TASK BRIEF —
Repeat each entry exactly and drop the pictures.

RECORDS TO PROCESS —

┌────────

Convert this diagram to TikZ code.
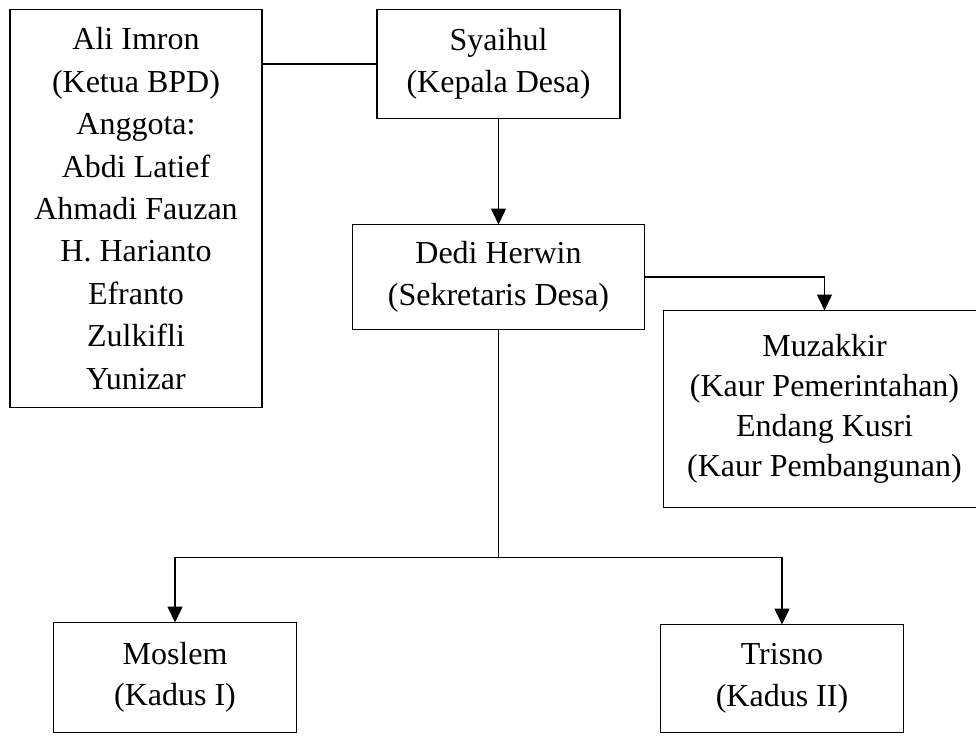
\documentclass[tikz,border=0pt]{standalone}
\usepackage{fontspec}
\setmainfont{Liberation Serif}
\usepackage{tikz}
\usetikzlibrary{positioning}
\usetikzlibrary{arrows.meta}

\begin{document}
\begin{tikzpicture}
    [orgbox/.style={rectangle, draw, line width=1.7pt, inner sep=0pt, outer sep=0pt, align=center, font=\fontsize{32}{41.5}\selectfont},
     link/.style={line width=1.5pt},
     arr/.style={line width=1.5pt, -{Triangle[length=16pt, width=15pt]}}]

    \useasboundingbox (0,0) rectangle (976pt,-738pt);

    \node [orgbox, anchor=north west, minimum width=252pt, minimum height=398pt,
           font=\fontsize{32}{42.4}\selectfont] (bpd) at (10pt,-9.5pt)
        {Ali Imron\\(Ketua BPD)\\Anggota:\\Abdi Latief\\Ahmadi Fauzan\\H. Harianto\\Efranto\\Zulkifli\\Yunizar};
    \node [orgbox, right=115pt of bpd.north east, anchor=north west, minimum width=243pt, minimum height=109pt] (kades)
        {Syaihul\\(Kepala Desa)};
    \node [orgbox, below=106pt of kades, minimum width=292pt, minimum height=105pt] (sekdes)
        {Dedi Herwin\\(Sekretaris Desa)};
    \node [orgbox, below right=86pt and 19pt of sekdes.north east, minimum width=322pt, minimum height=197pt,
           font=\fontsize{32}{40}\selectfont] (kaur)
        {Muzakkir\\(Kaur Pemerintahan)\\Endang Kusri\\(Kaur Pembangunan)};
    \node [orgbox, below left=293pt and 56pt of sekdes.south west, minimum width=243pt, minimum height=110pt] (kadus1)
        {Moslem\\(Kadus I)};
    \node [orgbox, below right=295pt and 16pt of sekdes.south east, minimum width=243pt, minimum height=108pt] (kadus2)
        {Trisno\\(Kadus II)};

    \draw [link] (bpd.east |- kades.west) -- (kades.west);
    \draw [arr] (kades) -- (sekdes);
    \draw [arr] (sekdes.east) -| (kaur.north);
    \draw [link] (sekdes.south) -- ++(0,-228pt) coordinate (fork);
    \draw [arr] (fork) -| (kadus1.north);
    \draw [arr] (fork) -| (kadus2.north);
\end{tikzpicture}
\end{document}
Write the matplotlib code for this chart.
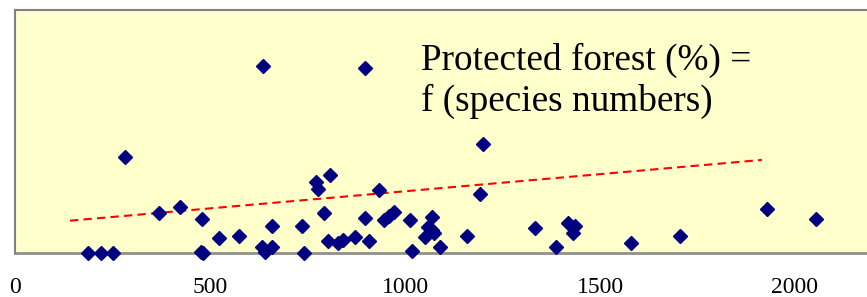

└────────

EXERCISE RESULT —
Convert this diagram to TikZ code.
\documentclass[tikz,border=0pt]{standalone}
\usepackage{fontspec}
\setmainfont{Liberation Serif}
\usepackage{tikz}
\usetikzlibrary{positioning}
\usetikzlibrary{arrows.meta}

\begin{document}
\begin{tikzpicture}
    [orgbox/.style={rectangle, draw, line width=1.7pt, inner sep=0pt, outer sep=0pt, align=center, font=\fontsize{32}{41.5}\selectfont},
     link/.style={line width=1.5pt},
     arr/.style={line width=1.5pt, -{Triangle[length=16pt, width=15pt]}}]

    \useasboundingbox (0,0) rectangle (976pt,-738pt);

    \node [orgbox, anchor=north west, minimum width=252pt, minimum height=398pt,
           font=\fontsize{32}{42.4}\selectfont] (bpd) at (10pt,-9.5pt)
        {Ali Imron\\(Ketua BPD)\\Anggota:\\Abdi Latief\\Ahmadi Fauzan\\H. Harianto\\Efranto\\Zulkifli\\Yunizar};
    \node [orgbox, right=115pt of bpd.north east, anchor=north west, minimum width=243pt, minimum height=109pt] (kades)
        {Syaihul\\(Kepala Desa)};
    \node [orgbox, below=106pt of kades, minimum width=292pt, minimum height=105pt] (sekdes)
        {Dedi Herwin\\(Sekretaris Desa)};
    \node [orgbox, below right=86pt and 19pt of sekdes.north east, minimum width=322pt, minimum height=197pt,
           font=\fontsize{32}{40}\selectfont] (kaur)
        {Muzakkir\\(Kaur Pemerintahan)\\Endang Kusri\\(Kaur Pembangunan)};
    \node [orgbox, below left=293pt and 56pt of sekdes.south west, minimum width=243pt, minimum height=110pt] (kadus1)
        {Moslem\\(Kadus I)};
    \node [orgbox, below right=295pt and 16pt of sekdes.south east, minimum width=243pt, minimum height=108pt] (kadus2)
        {Trisno\\(Kadus II)};

    \draw [link] (bpd.east |- kades.west) -- (kades.west);
    \draw [arr] (kades) -- (sekdes);
    \draw [arr] (sekdes.east) -| (kaur.north);
    \draw [link] (sekdes.south) -- ++(0,-228pt) coordinate (fork);
    \draw [arr] (fork) -| (kadus1.north);
    \draw [arr] (fork) -| (kadus2.north);
\end{tikzpicture}
\end{document}
Write the matplotlib code for this chart.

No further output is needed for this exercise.